When you take St. John’s Gospel or any other part of Scripture in your hands, you are opening yourself to the living God, to the community and communion of the Church across the centuries which has read and lived from these same words. You are meeting Abraham, Moses, Elijah and David. You are in the garden of Eden. You are walking through the Red Sea. You are seeing Lazarus walk out of his grave. You are standing near the Cross of Jesus and weeping for him as for an only son. You are in the empty tomb. The Scriptures are not dead words, but living, for all that is in the Scriptures is alive to God and alive in God. The passing of time does not make God’s word pass. It remains as alive and as fresh, as life-giving and as healing, as challenging and as disturbing as it ever was.
So, I strongly encourage everyone to be bold, to be daring, to take up in your hands this gift of the Holy Scriptures which comes from the living God to you, for you, to enlighten and enrich your life with the wisdom and grace of God. Don’t put obstacles in the way. If you face a difficulty, seek help, first from the Lord and then from others. There is plenty of it available online and I will do what I can to direct you.
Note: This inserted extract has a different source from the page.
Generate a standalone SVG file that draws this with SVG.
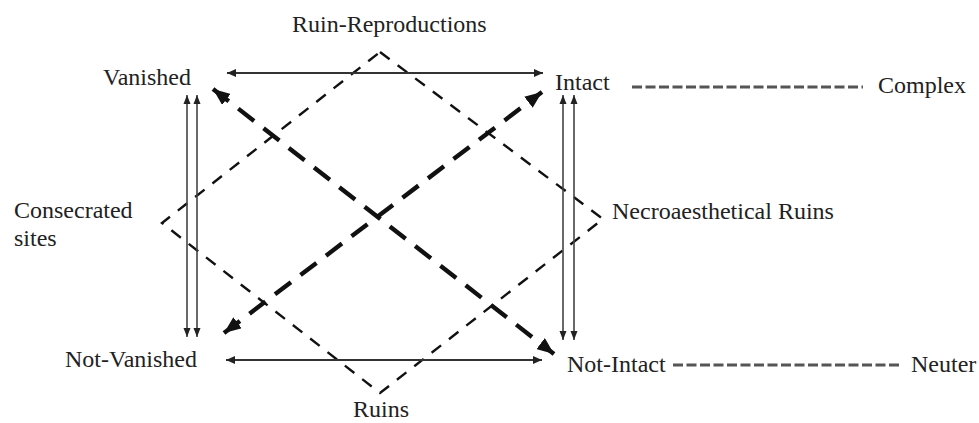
<svg xmlns="http://www.w3.org/2000/svg" width="979" height="423" viewBox="0 0 979 423">
<defs>
<style>
text{font-family:"Liberation Serif","Times New Roman",serif;font-size:24px;fill:#222}
.h{stroke:#333;stroke-width:1.8;fill:none}
.v{stroke:#444;stroke-width:1.6;fill:none}
.dia{stroke:#111;stroke-width:2.4;stroke-dasharray:12 10;fill:none}
.x{stroke:#111;stroke-width:4.4;stroke-dasharray:20 12;fill:none}
.g{stroke:#555;stroke-width:3;stroke-dasharray:10 3.5;fill:none}
</style>
<marker id="ah" markerUnits="userSpaceOnUse" markerWidth="10" markerHeight="8" refX="9" refY="4" orient="auto-start-reverse"><path d="M0,0 L9,4 L0,8 z" fill="#222"/></marker>
<marker id="av" markerUnits="userSpaceOnUse" markerWidth="10" markerHeight="8" refX="9" refY="4" orient="auto-start-reverse"><path d="M0,0.5 L9,4 L0,7.5 z" fill="#222"/></marker>
<marker id="ax" markerUnits="userSpaceOnUse" markerWidth="18" markerHeight="14" refX="17" refY="7" orient="auto-start-reverse"><path d="M0,0 L17,7 L0,14 z" fill="#111"/></marker>
</defs>
<g id="connectors">
<path class="dia" d="M380,52 L603,219 L380,393 L162,223 Z"/>
<line class="h" x1="227" y1="73" x2="543" y2="73" marker-start="url(#ah)" marker-end="url(#ah)"/>
<line class="h" x1="226" y1="360" x2="542" y2="360" marker-start="url(#ah)" marker-end="url(#ah)"/>
<line class="v" x1="187" y1="95" x2="187" y2="337" marker-start="url(#av)" marker-end="url(#av)"/>
<line class="v" x1="197" y1="95" x2="197" y2="337" marker-start="url(#av)" marker-end="url(#av)"/>
<line class="v" x1="563" y1="95" x2="563" y2="340" marker-start="url(#av)" marker-end="url(#av)"/>
<line class="v" x1="574" y1="95" x2="574" y2="340" marker-start="url(#av)" marker-end="url(#av)"/>
<line class="x" x1="213" y1="89" x2="554" y2="354" marker-start="url(#ax)" marker-end="url(#ax)"/>
<line class="x" x1="224" y1="333" x2="542" y2="92" marker-start="url(#ax)" marker-end="url(#ax)"/>
<line class="g" x1="632" y1="87" x2="863" y2="87"/>
<line class="g" x1="673" y1="365" x2="900" y2="365"/>
</g>
<g id="ruin-reproductions"><text x="292" y="32">Ruin-Reproductions</text></g>
<g id="vanished"><text x="103" y="85">Vanished</text></g>
<g id="intact"><text x="555" y="90">Intact</text></g>
<g id="complex"><text x="878" y="93">Complex</text></g>
<g id="consecrated"><text x="14" y="218">Consecrated</text><text x="14" y="246">sites</text></g>
<g id="necro"><text x="612" y="219">Necroaesthetical Ruins</text></g>
<g id="not-vanished"><text x="65" y="367">Not-Vanished</text></g>
<g id="not-intact"><text x="567" y="372">Not-Intact</text></g>
<g id="neuter"><text x="911" y="372">Neuter</text></g>
<g id="ruins"><text x="353" y="417">Ruins</text></g>
</svg>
We are a people of Word and Sacrament. That is the very constitution of the Mass. We must not breathe with only one lung, but with both. If the voice of Jesus can raise the dead to life, it can raise your heart and soul to taste and rejoice in the grace and truth which he gives you in abundance in his Holy Word. St. Augustine was a terrible sinner before he heard the voice of a child say to him, “Take and read.” So, he took up the bible and read. Look where it got him!